EXERCISE REQUIREMENTS:
Print the lines starting at the line containing "Output the Python" and ending at the line containing "plt.rcParams['axes.unicode_minus'] = False", exactly and in full, without the pictures.

Entries with chart source code:
━━━━━━━━━━━━━━━━━━━━
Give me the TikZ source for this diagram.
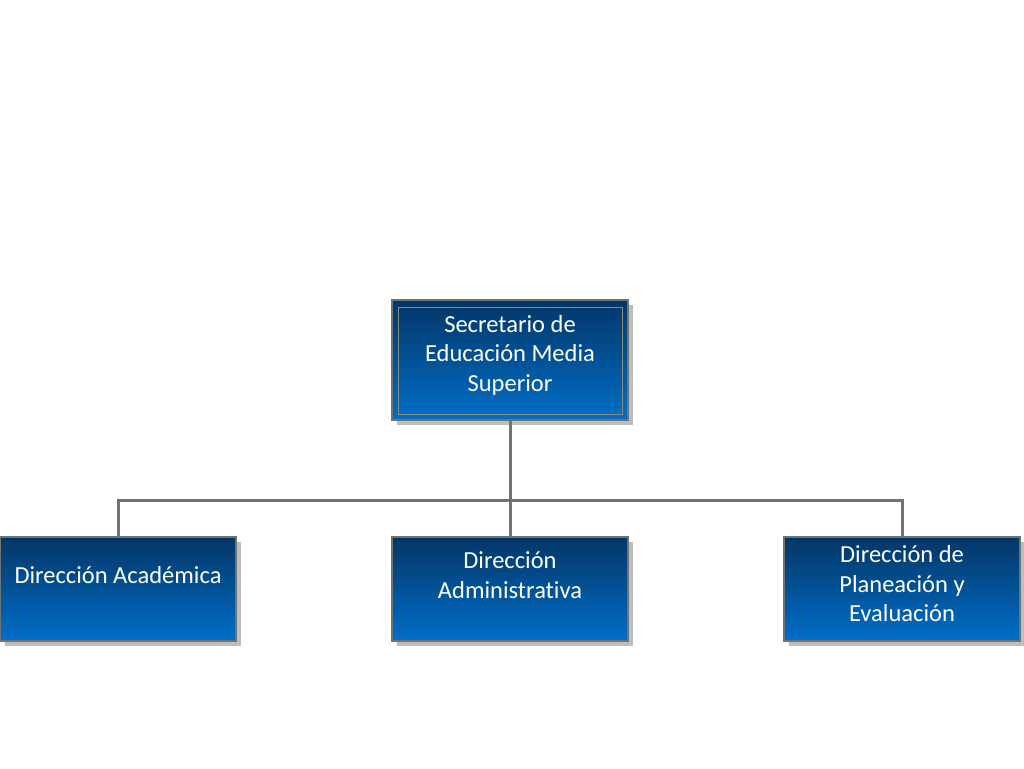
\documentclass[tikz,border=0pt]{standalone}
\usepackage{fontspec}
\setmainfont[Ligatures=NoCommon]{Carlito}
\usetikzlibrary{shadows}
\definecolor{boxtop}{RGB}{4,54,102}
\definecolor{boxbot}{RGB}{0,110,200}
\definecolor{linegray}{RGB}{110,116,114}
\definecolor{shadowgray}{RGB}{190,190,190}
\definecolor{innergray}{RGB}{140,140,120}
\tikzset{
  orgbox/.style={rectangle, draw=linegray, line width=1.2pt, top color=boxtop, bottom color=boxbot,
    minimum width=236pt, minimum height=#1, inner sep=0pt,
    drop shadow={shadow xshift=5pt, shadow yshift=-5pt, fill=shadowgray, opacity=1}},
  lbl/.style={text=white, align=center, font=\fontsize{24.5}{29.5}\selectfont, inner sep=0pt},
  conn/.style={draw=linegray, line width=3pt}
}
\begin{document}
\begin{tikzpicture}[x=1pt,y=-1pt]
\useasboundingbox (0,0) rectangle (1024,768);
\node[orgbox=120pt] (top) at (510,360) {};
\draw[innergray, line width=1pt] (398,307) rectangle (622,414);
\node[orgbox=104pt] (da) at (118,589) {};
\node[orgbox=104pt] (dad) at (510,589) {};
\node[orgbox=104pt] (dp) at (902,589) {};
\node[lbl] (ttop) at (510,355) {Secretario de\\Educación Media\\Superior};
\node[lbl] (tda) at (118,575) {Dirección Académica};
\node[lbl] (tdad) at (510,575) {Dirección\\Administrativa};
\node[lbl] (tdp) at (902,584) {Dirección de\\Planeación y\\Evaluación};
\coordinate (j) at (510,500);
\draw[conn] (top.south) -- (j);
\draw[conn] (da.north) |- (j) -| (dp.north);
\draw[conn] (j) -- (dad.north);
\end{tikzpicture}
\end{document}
━━━━━━━━━━━━━━━━━━━━
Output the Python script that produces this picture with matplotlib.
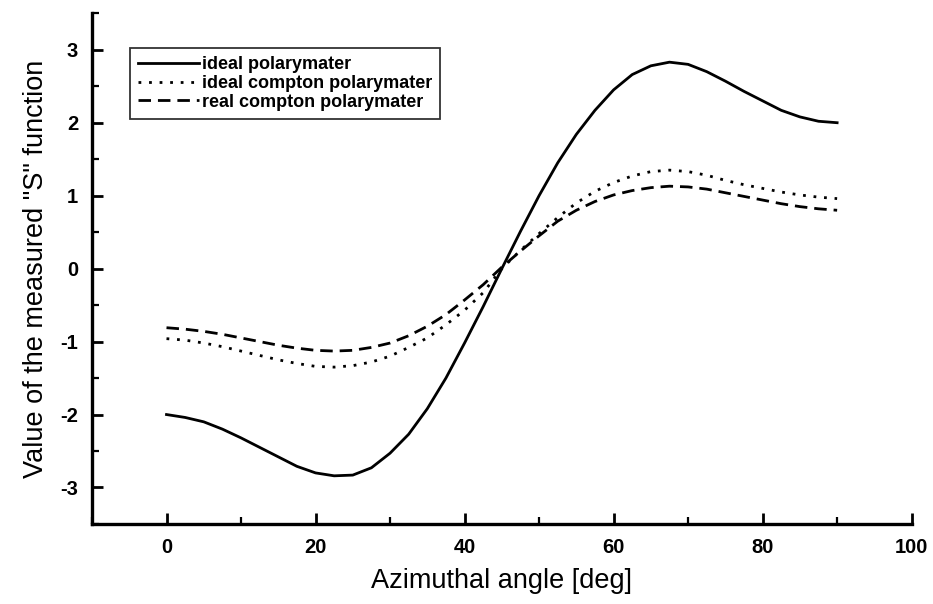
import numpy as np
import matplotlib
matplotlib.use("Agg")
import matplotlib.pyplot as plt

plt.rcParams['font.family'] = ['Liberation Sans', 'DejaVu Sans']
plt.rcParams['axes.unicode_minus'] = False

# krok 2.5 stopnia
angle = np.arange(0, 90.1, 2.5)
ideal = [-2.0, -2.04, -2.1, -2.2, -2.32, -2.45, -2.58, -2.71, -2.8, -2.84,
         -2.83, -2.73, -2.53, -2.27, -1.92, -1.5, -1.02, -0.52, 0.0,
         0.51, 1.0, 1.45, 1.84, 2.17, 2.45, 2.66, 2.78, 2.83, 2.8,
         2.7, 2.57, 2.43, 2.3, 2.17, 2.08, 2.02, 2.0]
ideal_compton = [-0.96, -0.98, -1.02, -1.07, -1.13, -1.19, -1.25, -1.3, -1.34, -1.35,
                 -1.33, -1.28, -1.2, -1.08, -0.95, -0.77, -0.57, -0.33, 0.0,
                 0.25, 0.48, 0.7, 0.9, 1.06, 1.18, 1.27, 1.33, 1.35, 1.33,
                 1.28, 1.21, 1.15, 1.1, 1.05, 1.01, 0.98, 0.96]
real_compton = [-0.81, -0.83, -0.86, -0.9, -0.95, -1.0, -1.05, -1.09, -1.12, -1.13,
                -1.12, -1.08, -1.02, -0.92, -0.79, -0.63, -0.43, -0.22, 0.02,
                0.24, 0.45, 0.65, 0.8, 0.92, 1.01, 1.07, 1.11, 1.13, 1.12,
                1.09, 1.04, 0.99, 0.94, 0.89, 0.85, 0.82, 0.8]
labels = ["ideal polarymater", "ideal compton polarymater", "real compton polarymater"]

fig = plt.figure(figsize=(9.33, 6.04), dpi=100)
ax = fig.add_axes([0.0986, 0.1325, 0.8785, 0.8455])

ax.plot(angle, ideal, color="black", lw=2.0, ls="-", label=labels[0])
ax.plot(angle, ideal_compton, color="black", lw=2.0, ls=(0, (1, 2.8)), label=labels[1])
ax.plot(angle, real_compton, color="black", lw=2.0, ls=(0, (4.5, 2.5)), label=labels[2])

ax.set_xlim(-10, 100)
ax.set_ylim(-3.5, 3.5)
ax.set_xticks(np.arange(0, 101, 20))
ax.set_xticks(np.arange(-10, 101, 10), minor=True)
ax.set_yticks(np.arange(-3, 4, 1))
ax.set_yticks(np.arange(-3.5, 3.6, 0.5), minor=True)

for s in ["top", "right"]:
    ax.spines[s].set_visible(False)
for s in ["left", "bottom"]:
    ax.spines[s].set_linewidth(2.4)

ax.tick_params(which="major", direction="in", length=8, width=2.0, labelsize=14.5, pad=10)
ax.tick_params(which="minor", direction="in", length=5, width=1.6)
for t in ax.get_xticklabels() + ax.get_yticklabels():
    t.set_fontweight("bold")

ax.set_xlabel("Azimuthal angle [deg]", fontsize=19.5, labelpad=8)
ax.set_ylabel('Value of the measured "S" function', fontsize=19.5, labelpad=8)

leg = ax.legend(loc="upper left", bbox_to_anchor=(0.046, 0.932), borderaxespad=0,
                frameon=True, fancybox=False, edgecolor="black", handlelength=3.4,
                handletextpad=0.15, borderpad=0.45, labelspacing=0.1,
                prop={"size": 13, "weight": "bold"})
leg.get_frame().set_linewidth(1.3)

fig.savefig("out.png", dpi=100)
━━━━━━━━━━━━━━━━━━━━
ANSWER IN FULL:
Output the Python script that produces this picture with matplotlib.
import numpy as np
import matplotlib
matplotlib.use("Agg")
import matplotlib.pyplot as plt

plt.rcParams['font.family'] = ['Liberation Sans', 'DejaVu Sans']
plt.rcParams['axes.unicode_minus'] = False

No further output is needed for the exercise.